Will they or won’t they? That is one of the many themes for the latest reality TV show to be aired on Vuzu. Called The Fly Chix, the show is set to debut on the channel at 7.30pm on Wednesday.

The Fly Chix centres on the trials, tribulations and, of course, the sex and the glamour of a few hot female dancers who are now looking to make it in the world of pop as singers and performers.

However, outside of Diana Ross and the Supremes and Britain’s Spice Girls and that group with Ashley Cole’s ex-wife, there are very few all-female bands that stay around longer than the clichéd flash-in-the-pan.

So what makes the producers of the show think The Fly Chix will actually stay together long enough to make an impact on the South African pop scene?

This question is particularly valid because the producers are none other than Ghetto Ruff, the trail blazing independent hip-hop record label.
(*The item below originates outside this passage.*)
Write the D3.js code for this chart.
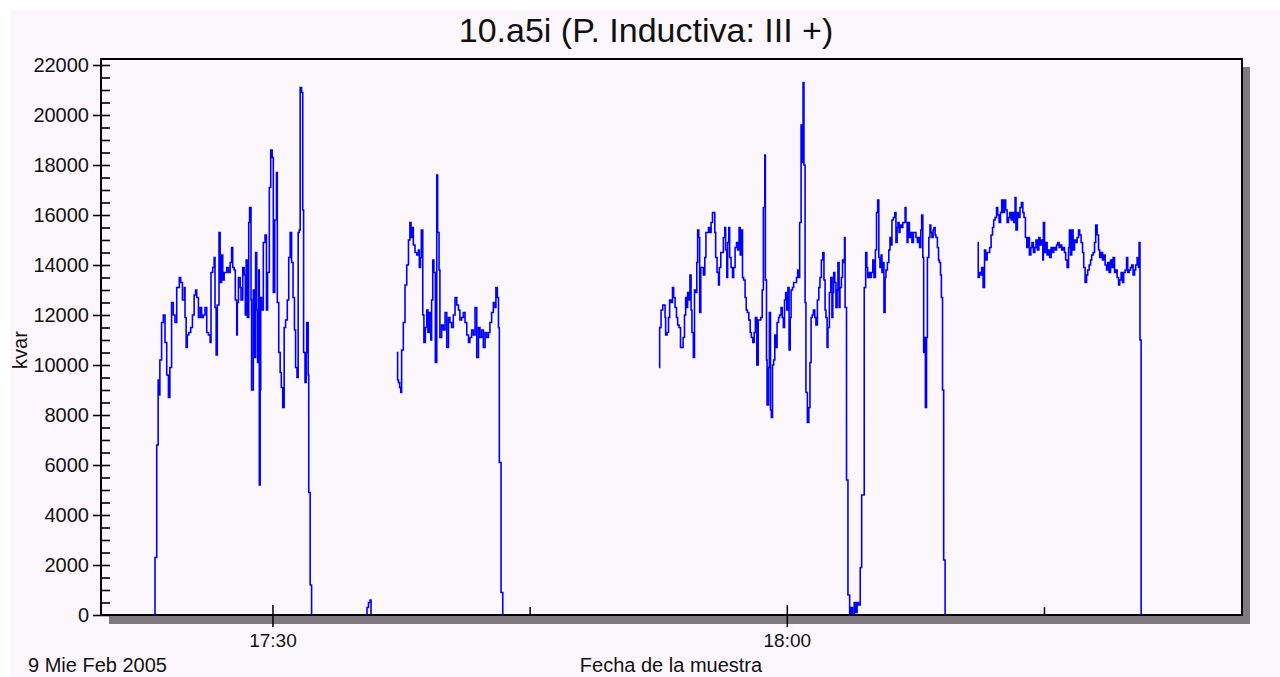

Ghetto Ruff have fearlessly changed the South African musical landscape with artists like Prophets of the City, Brasse Vannie Kaap, Zola, Skeem to DJ Cleo to Jozi, Da Les and Bongani Fassie, and not forgetting their mainstay artist and producer, Ishmail.

Their first venture into reality TV was the successful Jozi – Moving the City which was aired on SABC1 in 2011. It featured Jozi’s Ishmail and Da Les adventures in recording and redefining the Jozi Muthaland sound throughout Africa with the chaotic and extremely funny David Kibuuka as their manager.

The show was a refreshing angle on the surprisingly popular but banal take on celebrity life which lacks the drama of real life and instead plays on the rich and famous lifestyle, real or written.

While the Kardashians and the YFM Twins’ Blame it on Fame are perfect examples of that banal formula, the miserable excuse for a reality show featuring Kelly Khumalo, Rolling with Kelly, was, well, just embarrassing really.

“The Fly Chix is different because most shows are embellished with drama,” explained Delphine Klaasen, co-producer and manager of the girl group.

“With this show, sometimes what happens is so traumatic that we as producers struggle in deciding what the viewers can deal with. This show portrays how the artists’ brains work, how they see themselves fitting into society.”

The Fly Chix are four pretty young things hungry for fame – Zeena, Denise, Joy and Takkies. While Zeena is the brains of the four, Denise is the feisty one (read pre-Madonna), while Joy loves a party (see Rihanna troubles) and Takkies is the ultra glamorous babe with classic Tretchykov looks.

“Zeena and Denise were dancers for Jozi,” said Klaasen. “They were really hard and dedicated workers. They expressed interest in becoming a pop group. The core of their talent comes from theatre and we liked the idea and thought it would be great to put into a television series.”

“It has been a while since Ghetto Ruff worked with females,” she continued. “There was always drama. We had issues when we worked with Boom Shaka because Thembi and Lebo were always fighting about who had the most expensive clothing.

“Ghetto Luv were more interested in being famous than anything else. We thought that putting a girl group together would be challenging and interesting, not only for us, but for the viewers, too.”

The Fly Chix have already gained some fame through their first single, It Girl, produced by up- and-coming Ghetto Ruff producer, Gordo of the Voodoo Collective.

The opening theme track suggests it all – hot, fierce, sexy.

The show opens with male artists such as DJ Cleo and Bongani Fassie discussing the problems of an all-girl group. Then the action begins. It includes Big Brother, Manchester United, chick fights and crazy fun.

The producers confess that they still don’t know the outcome of the success of The Fly Chix.

However, they do promise reality television so close to the bone that Vuzu fans will be glued to their screens every Wednesday evening.